The first USS Terrier was a United States Navy schooner in commission from 1823 to 1825. It was part of the West Indies squadron and served transporting U.S. sailors, marines and supplies to the pirate infested waters of the Caribbean and was used to search out and attack pirate ships and pirate strongholds.

==Acquisition and commissioning==
In 1822, the U.S. Navy purchased Terrier at Baltimore, Maryland, for service in Commodore David Porter's (1780–1843) "Mosquito Fleet" in conjunction with the campaign to suppress pirates in the West Indies. Outfitted at Norfolk, Virginia, during the latter part of 1822, she was commissioned sometime early in 1823 as USS Terrier with Lieutenant Robert M. Rose in command.

==Operational career==
Terrier departed Hampton Roads, Virginia, with the other ships of Porter's squadron on 15 February 1823. The ships reached St. Thomas in the Danish West Indies on 3 March 1823 and began patrolling the coast of Puerto Rico the next day.

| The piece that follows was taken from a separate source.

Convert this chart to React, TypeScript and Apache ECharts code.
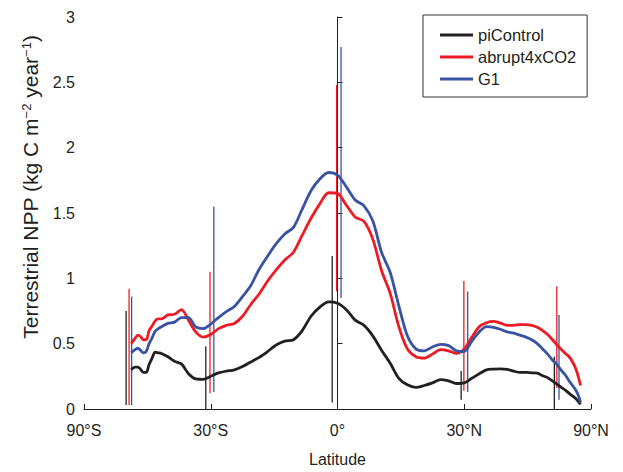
import React, { useEffect, useRef } from "react";
import * as echarts from "echarts";

// Latitude grid (degrees) at which the zonal-mean curves were read
const latitudes = [
  -54.5, -53, -52, -51, -50, -49, -48, -47, -46, -45, -44, -42, -40, -38, -36, -34, -32, -30,
  -28, -26, -24, -22, -20, -18, -16, -14, -12, -10, -8, -6, -4, -2, 0, 2, 4, 6, 8, 10, 12, 14,
  16, 18, 20, 22, 24, 26, 28, 30, 32, 34, 36, 38, 40, 42, 44, 46, 48, 50, 52, 54, 56, 58, 60,
  62, 64, 66, 68, 70, 72, 73.5,
];

const piControl = [
  0.30, 0.32, 0.32, 0.305, 0.28, 0.28, 0.34, 0.39, 0.435, 0.43, 0.425, 0.40, 0.365, 0.345, 0.27,
  0.23, 0.226, 0.25, 0.276, 0.29, 0.30, 0.325, 0.36, 0.395, 0.44, 0.49, 0.52, 0.53, 0.60, 0.71,
  0.78, 0.82, 0.81, 0.76, 0.68, 0.64, 0.56, 0.45, 0.35, 0.235, 0.185, 0.165, 0.18, 0.20, 0.225,
  0.215, 0.195, 0.20, 0.235, 0.27, 0.30, 0.305, 0.307, 0.303, 0.29, 0.28, 0.28, 0.277, 0.275,
  0.255, 0.24, 0.215, 0.19, 0.165, 0.145, 0.12, 0.10, 0.08, 0.055, 0.035,
];

const abrupt4xCO2 = [
  0.50, 0.54, 0.565, 0.555, 0.53, 0.53, 0.60, 0.635, 0.675, 0.69, 0.69, 0.72, 0.725, 0.76, 0.68,
  0.59, 0.55, 0.57, 0.615, 0.64, 0.655, 0.71, 0.80, 0.88, 0.98, 1.065, 1.14, 1.20, 1.33, 1.46,
  1.57, 1.655, 1.65, 1.56, 1.47, 1.435, 1.30, 1.06, 0.885, 0.63, 0.46, 0.40, 0.39, 0.42, 0.455,
  0.445, 0.425, 0.46, 0.55, 0.63, 0.66, 0.67, 0.657, 0.64, 0.64, 0.646, 0.646, 0.64, 0.625,
  0.60, 0.57, 0.53, 0.49, 0.455, 0.425, 0.40, 0.36, 0.31, 0.24, 0.18,
];

const g1 = [
  0.43, 0.455, 0.465, 0.45, 0.43, 0.44, 0.50, 0.545, 0.595, 0.615, 0.63, 0.655, 0.665, 0.70,
  0.70, 0.628, 0.615, 0.65, 0.70, 0.745, 0.785, 0.86, 0.945, 1.07, 1.17, 1.265, 1.34, 1.39, 1.53,
  1.67, 1.76, 1.81, 1.79, 1.70, 1.60, 1.555, 1.44, 1.20, 1.045, 0.79, 0.56, 0.46, 0.445, 0.475,
  0.495, 0.485, 0.445, 0.44, 0.52, 0.59, 0.63, 0.625, 0.61, 0.59, 0.58, 0.565, 0.55, 0.53, 0.50,
  0.46, 0.42, 0.375, 0.34, 0.295, 0.26, 0.215, 0.18, 0.145, 0.10, 0.05,
];

// Vertical range bars (latitude, low, high)
const piRangeLat = [-56.5, -31.3, -1.2, 29.2, 58.8];
const piRangeLo = [0.03, 0.0, 0.05, 0.07, 0.0];
const piRangeHi = [0.75, 0.48, 1.17, 0.29, 0.4];

const co2RangeLat = [-55.3, -30.2, -0.2, 29.9, 59.9];
const co2RangeLo = [0.03, 0.12, 0.9, 0.14, 0.16];
const co2RangeHi = [0.92, 1.05, 2.48, 0.98, 0.94];

const g1RangeLat = [-54.3, -29.2, 0.8, 30.9, 60.9];
const g1RangeLo = [0.03, 0.13, 0.85, 0.13, 0.07];
const g1RangeHi = [0.86, 1.55, 2.77, 0.9, 0.72];

const xTickLabels = ["90°S", "30°S", "0°", "30°N", "90°N"];
const yTicks = [0, 0.5, 1, 1.5, 2, 2.5, 3];

const BLACK = "#231f20";
const RED = "#ed1c24";
const BLUE = "#3953a4";
const FONT = "Liberation Sans, Arial, Helvetica, sans-serif";

const s = (lat: number) => Math.sin((lat * Math.PI) / 180);

export default function App() {
  const ref = useRef<HTMLDivElement>(null);

  useEffect(() => {
    if (!ref.current) return;
    const chart = echarts.init(ref.current, null, { renderer: "svg" });

    const curve = (vals: number[]) => latitudes.map((la, i) => [s(la), vals[i]]);
    const ranges = (lats: number[], lo: number[], hi: number[]) =>
      lats.map((la, i) => [s(la), lo[i], hi[i]]);

    const rangeSeries = (name: string, color: string, data: number[][]) => ({
      type: "custom",
      name,
      data,
      silent: true,
      encode: { x: 0, y: [1, 2] },
      renderItem: (_params: any, api: any) => {
        const p1 = api.coord([api.value(0), api.value(1)]);
        const p2 = api.coord([api.value(0), api.value(2)]);
        return {
          type: "line",
          shape: { x1: p1[0], y1: p1[1], x2: p2[0], y2: p2[1] },
          style: { stroke: color, lineWidth: 1.3 },
        };
      },
      z: 1,
    });

    const lineSeries = (name: string, color: string, vals: number[]) => ({
      type: "line",
      name,
      data: curve(vals),
      showSymbol: false,
      symbol: "none",
      smooth: 0.3,
      lineStyle: { color, width: 2.8 },
      itemStyle: { color },
      z: 3,
    });

    chart.setOption({
      animation: false,
      textStyle: { fontFamily: FONT },
      grid: { left: 84, right: 32, top: 17, bottom: 57 },
      legend: {
        data: ["piControl", "abrupt4xCO2", "G1"],
        orient: "vertical",
        left: 423,
        top: 15,
        icon: "rect",
        itemWidth: 33,
        itemHeight: 3,
        itemGap: 4,
        padding: [11, 11, 9, 17],
        borderColor: "#333",
        borderWidth: 1,
        backgroundColor: "#fff",
        textStyle: { fontSize: 16.5, color: "#231f20", lineHeight: 18, fontFamily: FONT },
      },
      xAxis: {
        type: "value",
        min: -1,
        max: 1,
        interval: 0.5,
        name: "Latitude",
        nameLocation: "middle",
        nameGap: 42,
        nameTextStyle: { fontSize: 16, color: "#231f20", fontFamily: FONT },
        axisLine: { lineStyle: { color: "#231f20", width: 1 } },
        axisTick: { inside: true, length: 5, lineStyle: { color: "#231f20" } },
        axisLabel: {
          fontSize: 16,
          color: "#231f20",
          margin: 13,
          formatter: (v: number) => xTickLabels[Math.round((v + 1) * 2)] ?? "",
        },
        splitLine: { show: false },
      },
      yAxis: {
        type: "value",
        min: yTicks[0],
        max: yTicks[yTicks.length - 1],
        interval: 0.5,
        axisLine: { show: true, lineStyle: { color: "#231f20", width: 1 } },
        axisTick: { show: true, inside: true, length: 5, lineStyle: { color: "#231f20" } },
        axisLabel: { fontSize: 16, color: "#231f20", margin: 9 },
        splitLine: { show: false },
      },
      graphic: [
        {
          type: "text",
          x: 30,
          y: 187,
          rotation: Math.PI / 2,
          style: {
            text: "Terrestrial NPP (kg C m{sup|−2} year{sup|−1})",
            fontSize: 21,
            fontFamily: FONT,
            fill: "#231f20",
            align: "center",
            verticalAlign: "middle",
            rich: {
              sup: { fontSize: 13, verticalAlign: "top", fontFamily: FONT, fill: "#231f20" },
            },
          },
        },
      ],
      series: [
        rangeSeries("piControl range", BLACK, ranges(piRangeLat, piRangeLo, piRangeHi)),
        rangeSeries("abrupt4xCO2 range", RED, ranges(co2RangeLat, co2RangeLo, co2RangeHi)),
        rangeSeries("G1 range", BLUE, ranges(g1RangeLat, g1RangeLo, g1RangeHi)),
        lineSeries("piControl", BLACK, piControl),
        lineSeries("abrupt4xCO2", RED, abrupt4xCO2),
        lineSeries("G1", BLUE, g1),
      ],
    });

    return () => chart.dispose();
  }, []);

  return (
    <div
      ref={ref}
      style={{ position: "fixed", left: 0, top: 0, width: 623, height: 472, background: "#fff" }}
    />
  );
}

Terrier and the seven other shallow-draft schooners acquired at Baltimore were ideally suited to the work of exploring the coastal shallows and shoal waters of the Caribbean where the pirates were based. For the next two years, Terrier operated out of the depot Porter established at what is now Key West, Florida, and remained almost continually on station even during the two outbreaks of yellow fever – in the autumn of 1823 and the summer of 1824 – which sent the majority of the squadron's ships north to healthier latitudes. Terriers area of concentration was the northern coasts of Cuba and Puerto Rico, where havens for the pirates abounded and the authority of the Spanish Empire – weakened by the Spanish struggle against Spain's former colonies in Central America and South America – proved almost non-existent.

Undoubtedly, Terrier participated in many of the small expeditions and skirmishes of the squadron, but there is only one documented instance of her capturing a prize. That event occurred early in 1824, when she succeeded in retaking a French ship which had been seized by pirates. Unfortunately, the pirate crew escaped ashore to Spanish territory, a refuge into which Americans could not legally pursue them. Terrier operated in the West Indies until 1825.

==Disposal==
In 1825, a slackening in seaborne piracy enabled the U.S. Navy to begin disposing of its special-purpose, shallow-draft ships on the West Indies station. Terrier was one of the ships sold – presumably at auction – during 1825.